Data excerpt:
# # # #

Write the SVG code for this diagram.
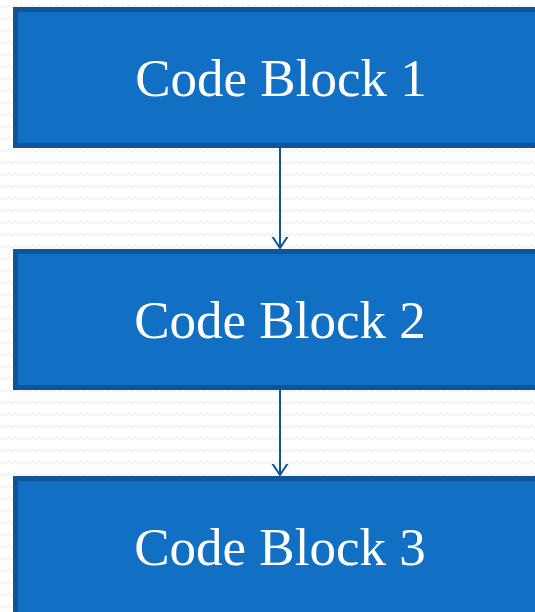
<svg xmlns="http://www.w3.org/2000/svg" width="535" height="612" viewBox="0 0 535 612">
<style>
.box{fill:#116FC4;stroke:#0E5497;stroke-width:5}
.lbl{fill:#FFFFFF;font-family:"Liberation Serif",serif;font-size:53px;text-anchor:middle}
.conn{stroke:#0E5497;stroke-width:2;fill:none}
</style>
<defs>
<pattern id="zz" width="12" height="12" patternUnits="userSpaceOnUse">
<path d="M0 8 L3 5 L6 8 L9 5 L12 8" fill="none" stroke="#EDEDED" stroke-width="1.2"/>
</pattern>
<marker id="arr" markerWidth="24" markerHeight="20" refX="11" refY="10" orient="auto" markerUnits="userSpaceOnUse">
<path d="M-4 0 L11 10 L-4 20" fill="none" stroke="#0E5497" stroke-width="2"/>
</marker>
</defs>
<rect width="535" height="612" fill="#FFFFFF"/>
<rect width="535" height="612" fill="url(#zz)"/>
<g id="connectors">
<line class="conn" x1="280" y1="148" x2="280" y2="248" marker-end="url(#arr)"/>
<line class="conn" x1="280" y1="390" x2="280" y2="475" marker-end="url(#arr)"/>
</g>
<g id="node1">
<rect class="box" x="15.5" y="9.5" width="540" height="136"/>
<text class="lbl" x="281" y="96">Code Block 1</text>
</g>
<g id="node2">
<rect class="box" x="15.5" y="251.5" width="540" height="136"/>
<text class="lbl" x="280" y="338">Code Block 2</text>
</g>
<g id="node3">
<rect class="box" x="15.5" y="478.5" width="540" height="160"/>
<text class="lbl" x="280" y="565">Code Block 3</text>
</g>
</svg>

# # # #

Quote the data above in full and without alteration; skip the pictures.

Output below:
Write the SVG code for this diagram.
<svg xmlns="http://www.w3.org/2000/svg" width="535" height="612" viewBox="0 0 535 612">
<style>
.box{fill:#116FC4;stroke:#0E5497;stroke-width:5}
.lbl{fill:#FFFFFF;font-family:"Liberation Serif",serif;font-size:53px;text-anchor:middle}
.conn{stroke:#0E5497;stroke-width:2;fill:none}
</style>
<defs>
<pattern id="zz" width="12" height="12" patternUnits="userSpaceOnUse">
<path d="M0 8 L3 5 L6 8 L9 5 L12 8" fill="none" stroke="#EDEDED" stroke-width="1.2"/>
</pattern>
<marker id="arr" markerWidth="24" markerHeight="20" refX="11" refY="10" orient="auto" markerUnits="userSpaceOnUse">
<path d="M-4 0 L11 10 L-4 20" fill="none" stroke="#0E5497" stroke-width="2"/>
</marker>
</defs>
<rect width="535" height="612" fill="#FFFFFF"/>
<rect width="535" height="612" fill="url(#zz)"/>
<g id="connectors">
<line class="conn" x1="280" y1="148" x2="280" y2="248" marker-end="url(#arr)"/>
<line class="conn" x1="280" y1="390" x2="280" y2="475" marker-end="url(#arr)"/>
</g>
<g id="node1">
<rect class="box" x="15.5" y="9.5" width="540" height="136"/>
<text class="lbl" x="281" y="96">Code Block 1</text>
</g>
<g id="node2">
<rect class="box" x="15.5" y="251.5" width="540" height="136"/>
<text class="lbl" x="280" y="338">Code Block 2</text>
</g>
<g id="node3">
<rect class="box" x="15.5" y="478.5" width="540" height="160"/>
<text class="lbl" x="280" y="565">Code Block 3</text>
</g>
</svg>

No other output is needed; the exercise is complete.